====== Recorded information

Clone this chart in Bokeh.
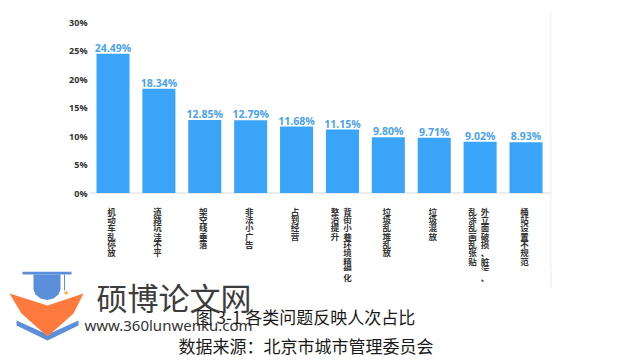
from bokeh.plotting import figure
from bokeh.layouts import column
from bokeh.models import Range1d, FixedTicker, CustomJSTickFormatter, Span, ColumnDataSource
from bokeh.core.properties import value
from bokeh.embed import file_html
from bokeh.resources import INLINE

# ---- data ----
categories = ["机动车乱停放", "道路坑洼不平", "架空线垂落", "非法小广告", "占到经营",
              "背街小巷环境精细化整治提升", "垃圾乱堆乱放", "垃圾混放",
              "外立面破损、脏污、乱涂乱画乱张贴", "桶站设置不规范"]
# vertical label columns (right column first, as written top-to-bottom, right-to-left)
label_columns = [["机动车乱停放"], ["道路坑洼不平"], ["架空线垂落"], ["非法小广告"], ["占到经营"],
                 ["背街小巷环境精细化", "整治提升"], ["垃圾乱堆乱放"], ["垃圾混放"],
                 ["外立面破损、脏污、", "乱涂乱画乱张贴"], ["桶站设置不规范"]]
shares = [24.49, 18.34, 12.85, 12.79, 11.68, 11.15, 9.80, 9.71, 9.02, 8.93]
y_ticks = [0, 5, 10, 15, 20, 25, 30]
caption = "图 3-1 各类问题反映人次占比"
source_note = "数据来源：北京市城市管理委员会"
wm_title = "硕博论文网"
wm_url = "www.360lunwenku.com"

W, H = 639, 361
SPLIT = 271          # page y where the upper (chart) figure ends
BAR_COLOR = "#3aa5f8"
LABEL_COLOR = "#4aa2ec"
TEXT_DARK = "#333333"
FL, FR = 89, 551     # chart frame left / right, page pixels

# layout helpers (page pixel -> data units of the chart)
X0, PITCH = 112.5, 45.89
Y0, PPU = 192.5, 5.684
def dx(px):
    return (px - X0) / PITCH
def dy(py):
    return (Y0 - py) / PPU

# ---------- upper figure: chart ----------
p = figure(width=W, height=SPLIT, output_backend="svg", toolbar_location=None,
           x_range=Range1d(dx(FL), dx(FR)), y_range=Range1d(dy(SPLIT), dy(0)),
           min_border_left=FL, min_border_right=W - FR, min_border_top=0, min_border_bottom=0)
p.frame_align = False
p.xaxis.visible = False
p.xgrid.visible = False
p.ygrid.visible = False
p.outline_line_color = None
p.background_fill_color = "white"
p.border_fill_color = "white"

yax = p.yaxis[0]
yax.ticker = FixedTicker(ticks=y_ticks)
yax.formatter = CustomJSTickFormatter(code="return tick + '%';")
yax.axis_line_color = None
yax.major_tick_line_color = None
yax.minor_tick_line_color = None
yax.major_tick_out = 0
yax.major_tick_in = 0
yax.minor_tick_out = 0
yax.major_label_standoff = 2
yax.major_label_text_font = "Open Sans"
yax.major_label_text_font_style = "bold"
yax.major_label_text_font_size = "9px"
yax.major_label_text_color = TEXT_DARK

p.add_layout(Span(location=0, dimension="width", line_color="#ececec", line_width=2, level="underlay"))

idx = list(range(len(categories)))
src = ColumnDataSource(dict(x=idx, top=shares, lab=[f"{v:.2f}%" for v in shares]))
p.vbar(x="x", top="top", bottom=0, width=0.72, source=src, fill_color=BAR_COLOR, line_color=None)
p.text(x="x", y="top", text="lab", source=src, text_align="center", text_baseline="alphabetic",
       y_offset=-6, text_font=value("Open Sans"), text_font_style="bold", text_font_size="10.5px",
       text_color=LABEL_COLOR)

# vertical category labels, one character at a time
CH_TOP = 204.0   # page y of first character top
CH_PITCH = 8.35
up = dict(x=[], y=[], t=[], xo=[])
low = dict(x=[], y=[], t=[], xo=[])
for i, cols in enumerate(label_columns):
    offs = [-1.5] if len(cols) == 1 else [5, -7.5]
    for c, o in zip(cols, offs):
        for k, ch in enumerate(c):
            top_py = CH_TOP + k * CH_PITCH
            if top_py <= SPLIT - 8.5:
                up["x"].append(i); up["y"].append(dy(top_py)); up["t"].append(ch); up["xo"].append(o)
            else:
                low["x"].append(i); low["y"].append(top_py); low["t"].append(ch); low["xo"].append(o)
label_style = dict(text_align="center", text_baseline="top", text_font=value("Noto Sans CJK SC"),
                   text_font_style="bold", text_font_size="8.5px", text_color=TEXT_DARK)
p.text(x="x", y="y", text="t", x_offset="xo", source=ColumnDataSource(up), **label_style)

# right light border line (upper part)
p.segment(x0=dx(550.5), y0=dy(11), x1=dx(550.5), y1=dy(SPLIT), line_color="#dde8f4", line_width=1)

# ---------- lower figure: rest of the labels, watermark and captions (y in page pixels) ----------
q = figure(width=W, height=H - SPLIT, output_backend="svg", toolbar_location=None,
           x_range=Range1d(dx(0), dx(W)), y_range=Range1d(H, SPLIT),
           min_border_left=0, min_border_right=0, min_border_top=0, min_border_bottom=0)
q.frame_align = False
q.axis.visible = False
q.grid.visible = False
q.outline_line_color = None
q.background_fill_color = "white"
q.border_fill_color = "white"

q.text(x="x", y="y", text="t", x_offset="xo", source=ColumnDataSource(low), **label_style)
q.segment(x0=dx(550.5), y0=SPLIT, x1=dx(550.5), y1=287, line_color="#dde8f4", line_width=1)

# logo (page pixel outlines)
BLUE, ORANGE = "#5b8fd9", "#ff7a3c"
logo_parts = [
    ([16, 47, 78, 78, 47, 16], [320, 334, 320, 325, 340, 325], BLUE),
    ([9, 47, 83, 73, 47, 21], [293, 305, 293, 313, 336, 313], ORANGE),
    ([22, 71, 71, 22], [271, 271, 274, 274], BLUE),
    ([33, 60, 60, 58, 53, 46.5, 40, 35, 33], [274, 274, 289, 294, 298, 299.5, 298, 294, 289], BLUE),
    ([63.5, 64.5, 64.5, 63.5], [274, 274, 290, 290], BLUE),
]
q.patches(xs=[[dx(a) for a in xs] for xs, ys, c in logo_parts], ys=[ys for xs, ys, c in logo_parts],
          fill_color=[c for xs, ys, c in logo_parts], line_color=None)
q.text(x=[dx(65)], y=[292], text=["★"], text_align="center", text_baseline="middle",
       text_font_size="7px", text_color="#f5a623")

q.text(x=[dx(173.5)], y=[296], text=[wm_title], text_align="center", text_baseline="middle",
       text_font=value("Noto Sans CJK SC"), text_font_size="31px", text_color="#3d3d3d")
q.text(x=[dx(168)], y=[324], text=[wm_url], text_align="center", text_baseline="middle",
       text_font=value("Noto Sans"), text_font_size="15px", text_color=TEXT_DARK)

q.text(x=[dx(305)], y=[316], text=[caption], text_align="center", text_baseline="middle",
       text_font=value("Noto Sans CJK SC"), text_font_size="17px", text_color="#1a1a1a")
q.text(x=[dx(305.5)], y=[345], text=[source_note], text_align="center", text_baseline="middle",
       text_font=value("Noto Sans CJK SC"), text_font_size="17px", text_color="#1a1a1a")

layout = column(p, q, spacing=0)
open("out.html", "w").write(file_html(layout, INLINE))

============

-- Task description --
Skip the pictures and restate exactly the lines from the beginning of the listing to the line with "from bokeh.resources import INLINE", that line included.

-- Result of this task --
Clone this chart in Bokeh.
from bokeh.plotting import figure
from bokeh.layouts import column
from bokeh.models import Range1d, FixedTicker, CustomJSTickFormatter, Span, ColumnDataSource
from bokeh.core.properties import value
from bokeh.embed import file_html
from bokeh.resources import INLINE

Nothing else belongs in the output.